__Raw data__:
=-=-=-=-=

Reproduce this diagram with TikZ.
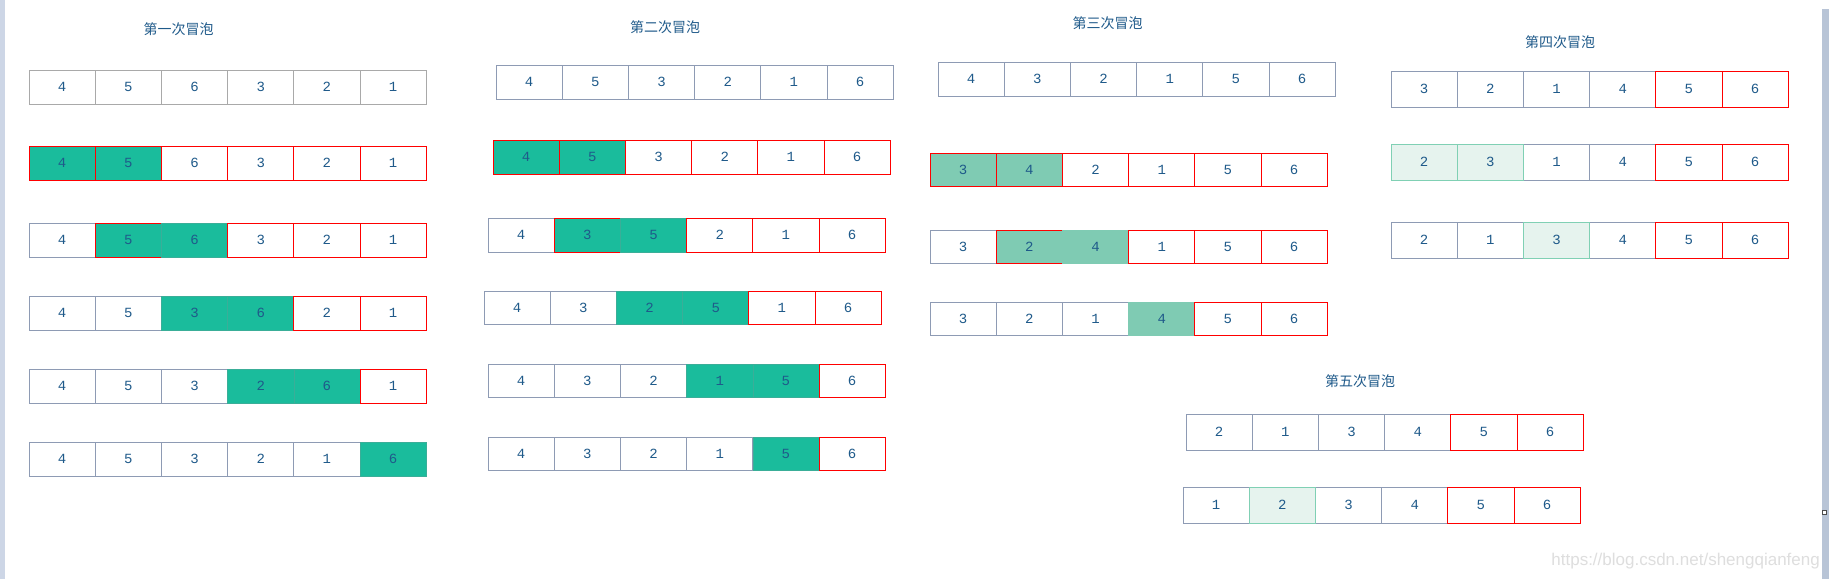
\documentclass[tikz,border=0pt]{standalone}
\usepackage{fontspec}
\newfontfamily\cjk{Noto Sans CJK SC}
\newfontfamily\digitfont{Liberation Mono}
\newfontfamily\wmfont{Liberation Sans}
\definecolor{txtblue}{HTML}{1F5A8A}
\definecolor{grayb}{HTML}{8E9BB4}
\definecolor{grayl}{HTML}{A9A9A9}
\definecolor{teal1}{HTML}{1ABC9C}
\definecolor{teal1d}{HTML}{3AAE98}
\definecolor{teal2}{HTML}{7FCBB3}
\definecolor{palef}{HTML}{E6F3EE}
\definecolor{paleb}{HTML}{80D0B4}
\definecolor{redb}{HTML}{FF0000}
\definecolor{leftbar}{HTML}{CDD6E6}
\definecolor{rightbar}{HTML}{B8C4D6}
\definecolor{wm}{HTML}{DEDEDE}
\newcommand\cellrow[5]{%
  \foreach \c/\s/\v in {#5} {
    \node[cell,\s,minimum height=#4pt] (#1-\c) at ({#2+(\c-0.5)*66.2},{#3+#4/2}) {\v};
  }%
}
\begin{document}
\begin{tikzpicture}[x=1pt,y=-1pt,
  cell/.style={rectangle,inner sep=0pt,minimum width=66.2pt,line width=1pt,
    font=\digitfont\fontsize{14}{14}\selectfont,text=txtblue},
  cg/.style={draw=grayb,fill=white},
  cgl/.style={draw=grayl,fill=white},
  cr/.style={draw=redb,fill=white,line width=1pt},
  crg/.style={draw=redb,fill=teal1,line width=1pt},
  cgn/.style={draw=teal1d,fill=teal1,line width=0.5pt},
  clr/.style={draw=redb,fill=teal2,line width=1pt},
  cln/.style={draw=teal2,fill=teal2,line width=0.5pt},
  cp/.style={draw=paleb,fill=palef},
  ttl/.style={font=\cjk\fontsize{14}{14}\selectfont,text=txtblue,inner sep=0pt}
]
\useasboundingbox (0,0) rectangle (1829,579);
\fill[white] (0,0) rectangle (1829,579);
\fill[leftbar] (0,0) rectangle (5,579);
\fill[rightbar] (1822,9) rectangle (1829,579);
\node[draw=black!70,fill=white,minimum size=4pt,inner sep=0pt,line width=0.8pt] (sq) at (1824,512) {};

% titles
\node[ttl] (t1) at (178.5,29) {第一次冒泡};
\node[ttl] (t2) at (665,27) {第二次冒泡};
\node[ttl] (t3) at (1107.5,23) {第三次冒泡};
\node[ttl] (t4) at (1560,42) {第四次冒泡};
\node[ttl] (t5) at (1360,381) {第五次冒泡};

% group 1
\cellrow{a1}{29}{70}{34}{1/cgl/4,2/cgl/5,3/cgl/6,4/cgl/3,5/cgl/2,6/cgl/1}
\cellrow{a2}{29}{146}{34}{1/crg/4,2/crg/5,3/cr/6,4/cr/3,5/cr/2,6/cr/1}
\cellrow{a3}{29}{223}{34}{1/cg/4,2/crg/5,3/cgn/6,4/cr/3,5/cr/2,6/cr/1}
\cellrow{a4}{29}{296}{34}{1/cg/4,2/cg/5,3/cgn/3,4/cgn/6,5/cr/2,6/cr/1}
\cellrow{a5}{29}{369}{34}{1/cg/4,2/cg/5,3/cg/3,4/cgn/2,5/cgn/6,6/cr/1}
\cellrow{a6}{29}{442}{34}{1/cg/4,2/cg/5,3/cg/3,4/cg/2,5/cg/1,6/cgn/6}

% group 2
\cellrow{b1}{496}{65}{34}{1/cg/4,2/cg/5,3/cg/3,4/cg/2,5/cg/1,6/cg/6}
\cellrow{b2}{493}{140}{34}{1/crg/4,2/crg/5,3/cr/3,4/cr/2,5/cr/1,6/cr/6}
\cellrow{b3}{488}{218}{34}{1/cg/4,2/crg/3,3/cgn/5,4/cr/2,5/cr/1,6/cr/6}
\cellrow{b4}{484}{291}{33}{1/cg/4,2/cg/3,3/cgn/2,4/cgn/5,5/cr/1,6/cr/6}
\cellrow{b5}{488}{364}{33}{1/cg/4,2/cg/3,3/cg/2,4/cgn/1,5/cgn/5,6/cr/6}
\cellrow{b6}{488}{437}{33}{1/cg/4,2/cg/3,3/cg/2,4/cg/1,5/cgn/5,6/cr/6}

% group 3
\cellrow{c1}{938}{62}{34}{1/cg/4,2/cg/3,3/cg/2,4/cg/1,5/cg/5,6/cg/6}
\cellrow{c2}{930}{153}{33}{1/clr/3,2/clr/4,3/cr/2,4/cr/1,5/cr/5,6/cr/6}
\cellrow{c3}{930}{230}{33}{1/cg/3,2/clr/2,3/cln/4,4/cr/1,5/cr/5,6/cr/6}
\cellrow{c4}{930}{302}{33}{1/cg/3,2/cg/2,3/cg/1,4/cln/4,5/cr/5,6/cr/6}

% group 4
\cellrow{d1}{1391}{71}{36}{1/cg/3,2/cg/2,3/cg/1,4/cg/4,5/cr/5,6/cr/6}
\cellrow{d2}{1391}{144}{36}{3/cg/1,4/cg/4,1/cp/2,2/cp/3,5/cr/5,6/cr/6}
\cellrow{d3}{1391}{222}{36}{1/cg/2,2/cg/1,4/cg/4,3/cp/3,5/cr/5,6/cr/6}

% group 5
\cellrow{e1}{1186}{414}{36}{1/cg/2,2/cg/1,3/cg/3,4/cg/4,5/cr/5,6/cr/6}
\cellrow{e2}{1183}{487}{36}{1/cg/1,3/cg/3,4/cg/4,2/cp/2,5/cr/5,6/cr/6}

% watermark
\node[font=\wmfont\fontsize{17}{17}\selectfont,text=wm,inner sep=0pt,anchor=east] (wmk) at (1820,561) {https://blog.csdn.net/shengqianfeng};
\end{tikzpicture}
\end{document}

=-=-=-=-=

__Task to carry out__: Could you repeat all of the material exactly? Pictures should not be copied.

__The solution__:
Reproduce this diagram with TikZ.
\documentclass[tikz,border=0pt]{standalone}
\usepackage{fontspec}
\newfontfamily\cjk{Noto Sans CJK SC}
\newfontfamily\digitfont{Liberation Mono}
\newfontfamily\wmfont{Liberation Sans}
\definecolor{txtblue}{HTML}{1F5A8A}
\definecolor{grayb}{HTML}{8E9BB4}
\definecolor{grayl}{HTML}{A9A9A9}
\definecolor{teal1}{HTML}{1ABC9C}
\definecolor{teal1d}{HTML}{3AAE98}
\definecolor{teal2}{HTML}{7FCBB3}
\definecolor{palef}{HTML}{E6F3EE}
\definecolor{paleb}{HTML}{80D0B4}
\definecolor{redb}{HTML}{FF0000}
\definecolor{leftbar}{HTML}{CDD6E6}
\definecolor{rightbar}{HTML}{B8C4D6}
\definecolor{wm}{HTML}{DEDEDE}
\newcommand\cellrow[5]{%
  \foreach \c/\s/\v in {#5} {
    \node[cell,\s,minimum height=#4pt] (#1-\c) at ({#2+(\c-0.5)*66.2},{#3+#4/2}) {\v};
  }%
}
\begin{document}
\begin{tikzpicture}[x=1pt,y=-1pt,
  cell/.style={rectangle,inner sep=0pt,minimum width=66.2pt,line width=1pt,
    font=\digitfont\fontsize{14}{14}\selectfont,text=txtblue},
  cg/.style={draw=grayb,fill=white},
  cgl/.style={draw=grayl,fill=white},
  cr/.style={draw=redb,fill=white,line width=1pt},
  crg/.style={draw=redb,fill=teal1,line width=1pt},
  cgn/.style={draw=teal1d,fill=teal1,line width=0.5pt},
  clr/.style={draw=redb,fill=teal2,line width=1pt},
  cln/.style={draw=teal2,fill=teal2,line width=0.5pt},
  cp/.style={draw=paleb,fill=palef},
  ttl/.style={font=\cjk\fontsize{14}{14}\selectfont,text=txtblue,inner sep=0pt}
]
\useasboundingbox (0,0) rectangle (1829,579);
\fill[white] (0,0) rectangle (1829,579);
\fill[leftbar] (0,0) rectangle (5,579);
\fill[rightbar] (1822,9) rectangle (1829,579);
\node[draw=black!70,fill=white,minimum size=4pt,inner sep=0pt,line width=0.8pt] (sq) at (1824,512) {};

% titles
\node[ttl] (t1) at (178.5,29) {第一次冒泡};
\node[ttl] (t2) at (665,27) {第二次冒泡};
\node[ttl] (t3) at (1107.5,23) {第三次冒泡};
\node[ttl] (t4) at (1560,42) {第四次冒泡};
\node[ttl] (t5) at (1360,381) {第五次冒泡};

% group 1
\cellrow{a1}{29}{70}{34}{1/cgl/4,2/cgl/5,3/cgl/6,4/cgl/3,5/cgl/2,6/cgl/1}
\cellrow{a2}{29}{146}{34}{1/crg/4,2/crg/5,3/cr/6,4/cr/3,5/cr/2,6/cr/1}
\cellrow{a3}{29}{223}{34}{1/cg/4,2/crg/5,3/cgn/6,4/cr/3,5/cr/2,6/cr/1}
\cellrow{a4}{29}{296}{34}{1/cg/4,2/cg/5,3/cgn/3,4/cgn/6,5/cr/2,6/cr/1}
\cellrow{a5}{29}{369}{34}{1/cg/4,2/cg/5,3/cg/3,4/cgn/2,5/cgn/6,6/cr/1}
\cellrow{a6}{29}{442}{34}{1/cg/4,2/cg/5,3/cg/3,4/cg/2,5/cg/1,6/cgn/6}

% group 2
\cellrow{b1}{496}{65}{34}{1/cg/4,2/cg/5,3/cg/3,4/cg/2,5/cg/1,6/cg/6}
\cellrow{b2}{493}{140}{34}{1/crg/4,2/crg/5,3/cr/3,4/cr/2,5/cr/1,6/cr/6}
\cellrow{b3}{488}{218}{34}{1/cg/4,2/crg/3,3/cgn/5,4/cr/2,5/cr/1,6/cr/6}
\cellrow{b4}{484}{291}{33}{1/cg/4,2/cg/3,3/cgn/2,4/cgn/5,5/cr/1,6/cr/6}
\cellrow{b5}{488}{364}{33}{1/cg/4,2/cg/3,3/cg/2,4/cgn/1,5/cgn/5,6/cr/6}
\cellrow{b6}{488}{437}{33}{1/cg/4,2/cg/3,3/cg/2,4/cg/1,5/cgn/5,6/cr/6}

% group 3
\cellrow{c1}{938}{62}{34}{1/cg/4,2/cg/3,3/cg/2,4/cg/1,5/cg/5,6/cg/6}
\cellrow{c2}{930}{153}{33}{1/clr/3,2/clr/4,3/cr/2,4/cr/1,5/cr/5,6/cr/6}
\cellrow{c3}{930}{230}{33}{1/cg/3,2/clr/2,3/cln/4,4/cr/1,5/cr/5,6/cr/6}
\cellrow{c4}{930}{302}{33}{1/cg/3,2/cg/2,3/cg/1,4/cln/4,5/cr/5,6/cr/6}

% group 4
\cellrow{d1}{1391}{71}{36}{1/cg/3,2/cg/2,3/cg/1,4/cg/4,5/cr/5,6/cr/6}
\cellrow{d2}{1391}{144}{36}{3/cg/1,4/cg/4,1/cp/2,2/cp/3,5/cr/5,6/cr/6}
\cellrow{d3}{1391}{222}{36}{1/cg/2,2/cg/1,4/cg/4,3/cp/3,5/cr/5,6/cr/6}

% group 5
\cellrow{e1}{1186}{414}{36}{1/cg/2,2/cg/1,3/cg/3,4/cg/4,5/cr/5,6/cr/6}
\cellrow{e2}{1183}{487}{36}{1/cg/1,3/cg/3,4/cg/4,2/cp/2,5/cr/5,6/cr/6}

% watermark
\node[font=\wmfont\fontsize{17}{17}\selectfont,text=wm,inner sep=0pt,anchor=east] (wmk) at (1820,561) {https://blog.csdn.net/shengqianfeng};
\end{tikzpicture}
\end{document}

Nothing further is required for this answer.